The NBA knew that Rodman was not long for San Antonio. The Spurs not only considered making him available in the 1995 Expansion Draft, but may have released him outright had the Bulls not come along with a trade, according to the Los Angeles Times. They were extremely fortunate that they did, because the Spurs simply didn't have anywhere else to send Rodman. 

Never has the NBA had a greater abundance of talent at the power forward position than the mid-1990's. Considering Rodman's age (34 during the 1995 offseason), it stood to reason that only a contender would be interested. It just so happened that every winning team was set at power forward ... except Chicago. Besides Rodman's Spurs, nine teams finished above the Bulls in the 1994-95 standings. Four of them had power forwards that made the All-Star Game in 1995 (Charles Barkley, Karl Malone, Shawn Kemp and Larry Johnson). Orlando had just stolen Horace Grant from the Bulls. Houston had just won a championship with Robert Horry. The Knicks (Charles Oakley), Lakers (Elden Campbell) and Pacers (Dale and Antonio Davis) all had solid veterans that weren't going to be displaced. San Antonio had nowhere to trade Rodman except Chicago. 

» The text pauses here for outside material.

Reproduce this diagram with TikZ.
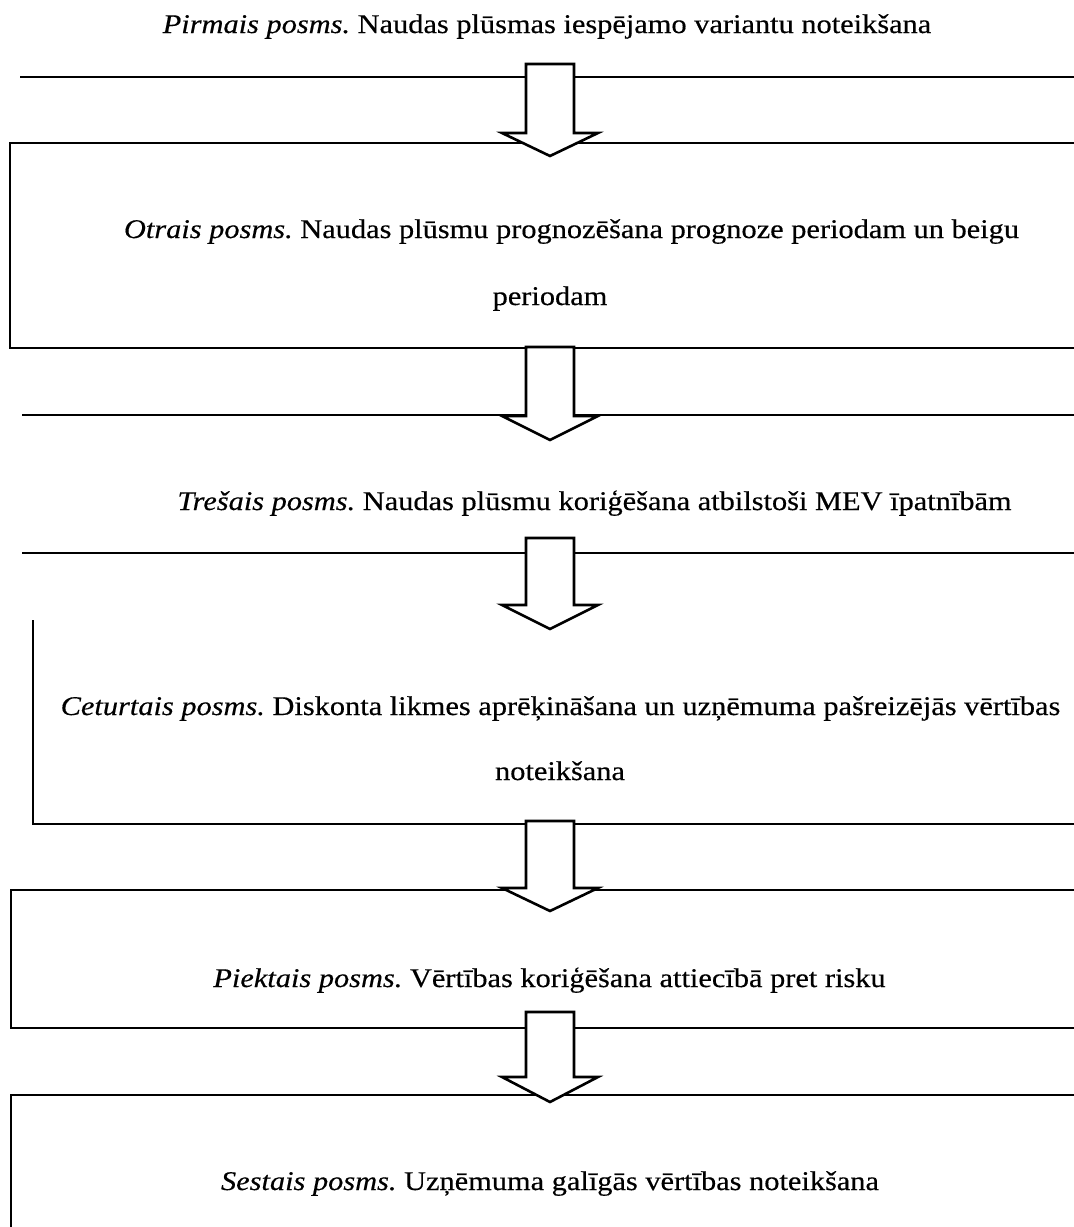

And the Bulls were hardly a slam dunk. There was a major hangup that could have nixed the deal in its infancy.  

"Scottie [Pippen] was totally against it," Michael Jordan explained in "Rodman: For Better or Worse." "Which I understood because when we played Detroit, he and Scottie had some really heated battles. Scottie didn't like him."

Pippen's issues with Rodman stemmed from a dirty foul in the 1991 Eastern Conference Finals. 

Rodman explained to Darnell Mayberry of The Athletic that the animosity was so severe that after the trade was completed, Bulls coach Phil Jackson forced him to apologize to Pippen. With this in mind, the Spurs hardly had room to negotiate. Chicago was taking a risk in the first place by bringing Rodman onto Pippen's team. They weren't going to pay San Antonio anymore than they had to for the privilege. 

Especially considering how much they were going to have to pay Rodman to be their power forward. Financial concerns easily could have killed the trade before it happened. 

3. Rodman's contract situation complicated things

Rodman said in his documentary that by the time he was traded to the Bulls he was "nearly broke." When he met with Bulls leadership, "All he wanted to talk about was how much he was going to get paid," Phil Jackson explained in his book, "Eleven Rings." At the time, Rodman was going through a divorce and living beyond his means despite what was a fairly healthy salary for the time period. 

In 1995, Rodman was entering the final season of a long-term contract he signed as a member of the Pistons. That deal guaranteed him a salary of $2.5 million. As small as that might seem by modern standards, the cap for the 1995-96 season was only $23 million. In making around 11 percent of the salary cap, Rodman's 1995-96 salary would be the equivalent of around $11.9 million today. 

That posed a problem in making a trade work under the salary cap. How many contenders nowadays have $11.9 million in salary that they're eager to trade for a risk as great as Rodman? Any player earning nearly as much as Rodman was too valuable to be traded for a player with as little value as Rodman. So not only did the Spurs need to find a team willing to take Rodman, but they had to find one that had enough bad salary to send back to them for a trade to be legally allowable. And that's where the Bulls came in. 

Chicago's frontcourt was pillaged in 1994 free agency. Starting power forward Horace Grant left for Orlando. Starting center Bill Cartwright joined the Seattle SuperSonics. Key backup Scott Williams departed as well, so with almost no meaningful talent left up front, the Bulls moved to secure one of their few remaining big men. Perdue, whom they had selected No. 11 overall in 1988, was in line for a bigger role, so the Bulls rewarded him with a bigger contract. Chicago handed him a six-year deal worth in excess of $12 million. That contract was big enough to be dealt straight up for Rodman, and when Luc Longley emerged as Chicago's starting center during the 1994-95 season, Perdue became expendable. 

That it was expiring created another problem for potential trade partners. If Rodman lived up to his promise, he would require a hefty contract extension. At 35 years old and given his general instability, that would have been an even greater risk than the trade. A Rodman contract gone wrong could have ruined the finances of a normal team. Fortunately, Chicago was not a normal team. 

The Bulls were so wildly profitable in the 1990s that they regularly spent far above the cap. Jordan alone received salaries in his final two Chicago seasons that were greater than the entire cap. At this point, there was no max contract, and teams could re-sign their own players without limits thanks to Bird Rights. Jordan's deal ensured that Chicago had no aspirations of creating cap space moving forward, so they lost no flexibility paying Rodman. He received a one-year, $9 million contract for the 1996-97 season, and then a $4.6 million pact for the 1997-98 season. So with no major financial concerns in acquiring him, the Bulls went ahead and executed the deal. 

Never in NBA history have the stars aligned so perfectly for a contending team to make a blockbuster trade. For the Bulls to get a player of Rodman's caliber in exchange for a backup, they needed him to systematically destroy his trade value over the course of two years in an era in which players of his position were plentiful and few teams could afford to absorb his contract. It was a one-in-a-million fluke that allowed the Bulls to add a third Hall-of-Famer to their legendary Jordan-Pippen duo, and fortunately for the sake of competitive balance, it is one that is unlikely to ever repeat itself.